_Problem to solve_: Exactly repeat the material, dropping every picture from the copy.
[Start of Supplied information]
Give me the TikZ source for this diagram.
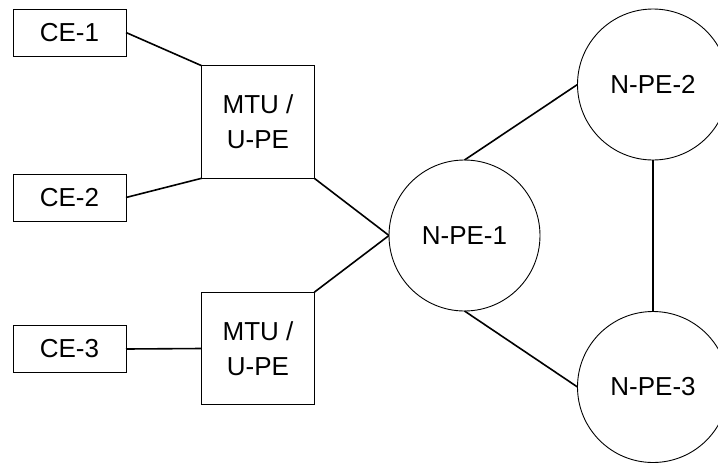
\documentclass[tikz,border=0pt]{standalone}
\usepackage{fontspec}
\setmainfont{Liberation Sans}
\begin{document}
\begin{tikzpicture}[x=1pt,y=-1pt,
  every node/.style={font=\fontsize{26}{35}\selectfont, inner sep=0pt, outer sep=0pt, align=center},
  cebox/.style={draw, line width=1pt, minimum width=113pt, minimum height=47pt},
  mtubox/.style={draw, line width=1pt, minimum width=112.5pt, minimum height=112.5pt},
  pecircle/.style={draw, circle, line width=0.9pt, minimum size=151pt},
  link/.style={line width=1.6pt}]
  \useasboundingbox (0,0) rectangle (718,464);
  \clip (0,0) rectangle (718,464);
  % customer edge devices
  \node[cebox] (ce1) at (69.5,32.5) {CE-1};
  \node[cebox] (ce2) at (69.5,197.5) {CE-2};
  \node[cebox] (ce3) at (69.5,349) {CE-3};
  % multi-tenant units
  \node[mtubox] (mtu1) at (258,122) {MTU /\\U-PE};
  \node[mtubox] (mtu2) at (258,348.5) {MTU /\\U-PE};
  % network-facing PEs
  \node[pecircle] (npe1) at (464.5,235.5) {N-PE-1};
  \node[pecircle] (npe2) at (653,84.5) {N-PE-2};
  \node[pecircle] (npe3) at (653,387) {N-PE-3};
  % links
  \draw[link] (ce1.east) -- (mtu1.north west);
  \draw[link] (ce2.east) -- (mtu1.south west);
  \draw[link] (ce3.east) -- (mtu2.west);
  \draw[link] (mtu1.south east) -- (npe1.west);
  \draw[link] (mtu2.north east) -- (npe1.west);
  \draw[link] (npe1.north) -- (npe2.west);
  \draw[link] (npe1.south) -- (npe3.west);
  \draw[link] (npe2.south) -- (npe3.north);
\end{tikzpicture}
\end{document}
[End of Supplied information]
_Exercise solution_:
Give me the TikZ source for this diagram.
\documentclass[tikz,border=0pt]{standalone}
\usepackage{fontspec}
\setmainfont{Liberation Sans}
\begin{document}
\begin{tikzpicture}[x=1pt,y=-1pt,
  every node/.style={font=\fontsize{26}{35}\selectfont, inner sep=0pt, outer sep=0pt, align=center},
  cebox/.style={draw, line width=1pt, minimum width=113pt, minimum height=47pt},
  mtubox/.style={draw, line width=1pt, minimum width=112.5pt, minimum height=112.5pt},
  pecircle/.style={draw, circle, line width=0.9pt, minimum size=151pt},
  link/.style={line width=1.6pt}]
  \useasboundingbox (0,0) rectangle (718,464);
  \clip (0,0) rectangle (718,464);
  % customer edge devices
  \node[cebox] (ce1) at (69.5,32.5) {CE-1};
  \node[cebox] (ce2) at (69.5,197.5) {CE-2};
  \node[cebox] (ce3) at (69.5,349) {CE-3};
  % multi-tenant units
  \node[mtubox] (mtu1) at (258,122) {MTU /\\U-PE};
  \node[mtubox] (mtu2) at (258,348.5) {MTU /\\U-PE};
  % network-facing PEs
  \node[pecircle] (npe1) at (464.5,235.5) {N-PE-1};
  \node[pecircle] (npe2) at (653,84.5) {N-PE-2};
  \node[pecircle] (npe3) at (653,387) {N-PE-3};
  % links
  \draw[link] (ce1.east) -- (mtu1.north west);
  \draw[link] (ce2.east) -- (mtu1.south west);
  \draw[link] (ce3.east) -- (mtu2.west);
  \draw[link] (mtu1.south east) -- (npe1.west);
  \draw[link] (mtu2.north east) -- (npe1.west);
  \draw[link] (npe1.north) -- (npe2.west);
  \draw[link] (npe1.south) -- (npe3.west);
  \draw[link] (npe2.south) -- (npe3.north);
\end{tikzpicture}
\end{document}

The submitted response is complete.